## Direction
Provide an exact copy of the data, excluding the images.

[Supplied material start]

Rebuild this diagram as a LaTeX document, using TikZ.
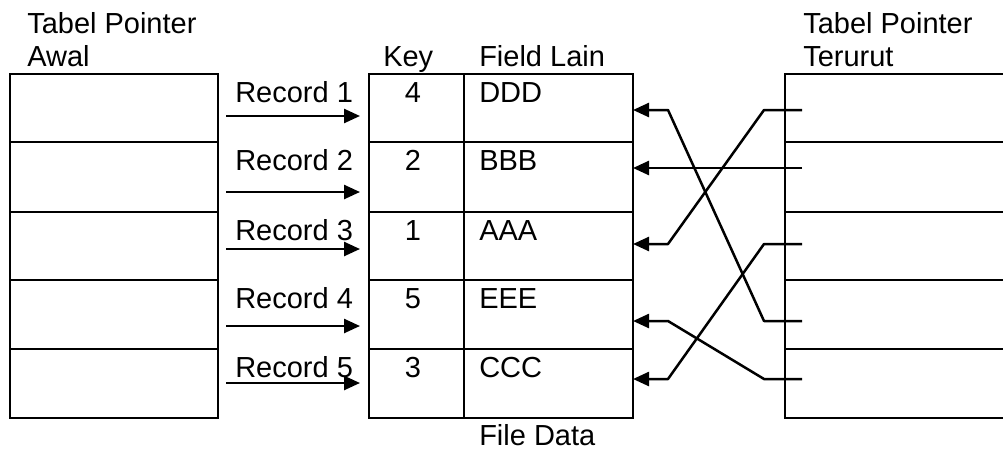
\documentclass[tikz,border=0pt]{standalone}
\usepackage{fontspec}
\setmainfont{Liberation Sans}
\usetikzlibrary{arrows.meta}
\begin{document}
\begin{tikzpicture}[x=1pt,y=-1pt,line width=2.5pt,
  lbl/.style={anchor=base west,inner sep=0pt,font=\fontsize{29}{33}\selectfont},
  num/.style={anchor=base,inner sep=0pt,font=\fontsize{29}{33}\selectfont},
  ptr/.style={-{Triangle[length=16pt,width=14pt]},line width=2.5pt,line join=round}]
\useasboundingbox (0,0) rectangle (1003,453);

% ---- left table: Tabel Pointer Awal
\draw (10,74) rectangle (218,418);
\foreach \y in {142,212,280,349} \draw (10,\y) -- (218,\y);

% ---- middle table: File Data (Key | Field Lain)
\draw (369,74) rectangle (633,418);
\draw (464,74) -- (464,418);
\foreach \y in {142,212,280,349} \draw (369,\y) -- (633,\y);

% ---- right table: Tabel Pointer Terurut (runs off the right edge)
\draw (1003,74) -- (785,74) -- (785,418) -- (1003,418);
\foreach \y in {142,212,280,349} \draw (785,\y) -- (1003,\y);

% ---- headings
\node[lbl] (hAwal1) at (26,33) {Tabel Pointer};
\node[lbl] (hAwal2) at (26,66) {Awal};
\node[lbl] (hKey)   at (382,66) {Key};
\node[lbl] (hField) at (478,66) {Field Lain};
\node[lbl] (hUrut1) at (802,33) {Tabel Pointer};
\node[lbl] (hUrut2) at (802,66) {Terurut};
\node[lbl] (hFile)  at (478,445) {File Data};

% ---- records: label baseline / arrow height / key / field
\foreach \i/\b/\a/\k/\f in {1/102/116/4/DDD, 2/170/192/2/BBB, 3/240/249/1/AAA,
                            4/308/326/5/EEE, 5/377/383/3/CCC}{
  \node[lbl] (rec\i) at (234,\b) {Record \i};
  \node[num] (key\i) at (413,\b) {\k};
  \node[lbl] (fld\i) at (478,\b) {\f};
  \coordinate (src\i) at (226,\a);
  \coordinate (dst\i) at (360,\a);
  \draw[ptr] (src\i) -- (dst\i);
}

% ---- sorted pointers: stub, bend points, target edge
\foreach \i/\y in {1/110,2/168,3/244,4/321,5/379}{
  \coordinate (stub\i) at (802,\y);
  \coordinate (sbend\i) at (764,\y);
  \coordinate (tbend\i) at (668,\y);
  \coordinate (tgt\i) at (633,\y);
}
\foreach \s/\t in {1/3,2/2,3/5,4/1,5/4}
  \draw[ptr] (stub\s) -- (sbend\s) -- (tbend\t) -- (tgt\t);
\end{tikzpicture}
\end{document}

[Supplied material end]

## Result below
Rebuild this diagram as a LaTeX document, using TikZ.
\documentclass[tikz,border=0pt]{standalone}
\usepackage{fontspec}
\setmainfont{Liberation Sans}
\usetikzlibrary{arrows.meta}
\begin{document}
\begin{tikzpicture}[x=1pt,y=-1pt,line width=2.5pt,
  lbl/.style={anchor=base west,inner sep=0pt,font=\fontsize{29}{33}\selectfont},
  num/.style={anchor=base,inner sep=0pt,font=\fontsize{29}{33}\selectfont},
  ptr/.style={-{Triangle[length=16pt,width=14pt]},line width=2.5pt,line join=round}]
\useasboundingbox (0,0) rectangle (1003,453);

% ---- left table: Tabel Pointer Awal
\draw (10,74) rectangle (218,418);
\foreach \y in {142,212,280,349} \draw (10,\y) -- (218,\y);

% ---- middle table: File Data (Key | Field Lain)
\draw (369,74) rectangle (633,418);
\draw (464,74) -- (464,418);
\foreach \y in {142,212,280,349} \draw (369,\y) -- (633,\y);

% ---- right table: Tabel Pointer Terurut (runs off the right edge)
\draw (1003,74) -- (785,74) -- (785,418) -- (1003,418);
\foreach \y in {142,212,280,349} \draw (785,\y) -- (1003,\y);

% ---- headings
\node[lbl] (hAwal1) at (26,33) {Tabel Pointer};
\node[lbl] (hAwal2) at (26,66) {Awal};
\node[lbl] (hKey)   at (382,66) {Key};
\node[lbl] (hField) at (478,66) {Field Lain};
\node[lbl] (hUrut1) at (802,33) {Tabel Pointer};
\node[lbl] (hUrut2) at (802,66) {Terurut};
\node[lbl] (hFile)  at (478,445) {File Data};

% ---- records: label baseline / arrow height / key / field
\foreach \i/\b/\a/\k/\f in {1/102/116/4/DDD, 2/170/192/2/BBB, 3/240/249/1/AAA,
                            4/308/326/5/EEE, 5/377/383/3/CCC}{
  \node[lbl] (rec\i) at (234,\b) {Record \i};
  \node[num] (key\i) at (413,\b) {\k};
  \node[lbl] (fld\i) at (478,\b) {\f};
  \coordinate (src\i) at (226,\a);
  \coordinate (dst\i) at (360,\a);
  \draw[ptr] (src\i) -- (dst\i);
}

% ---- sorted pointers: stub, bend points, target edge
\foreach \i/\y in {1/110,2/168,3/244,4/321,5/379}{
  \coordinate (stub\i) at (802,\y);
  \coordinate (sbend\i) at (764,\y);
  \coordinate (tbend\i) at (668,\y);
  \coordinate (tgt\i) at (633,\y);
}
\foreach \s/\t in {1/3,2/2,3/5,4/1,5/4}
  \draw[ptr] (stub\s) -- (sbend\s) -- (tbend\t) -- (tgt\t);
\end{tikzpicture}
\end{document}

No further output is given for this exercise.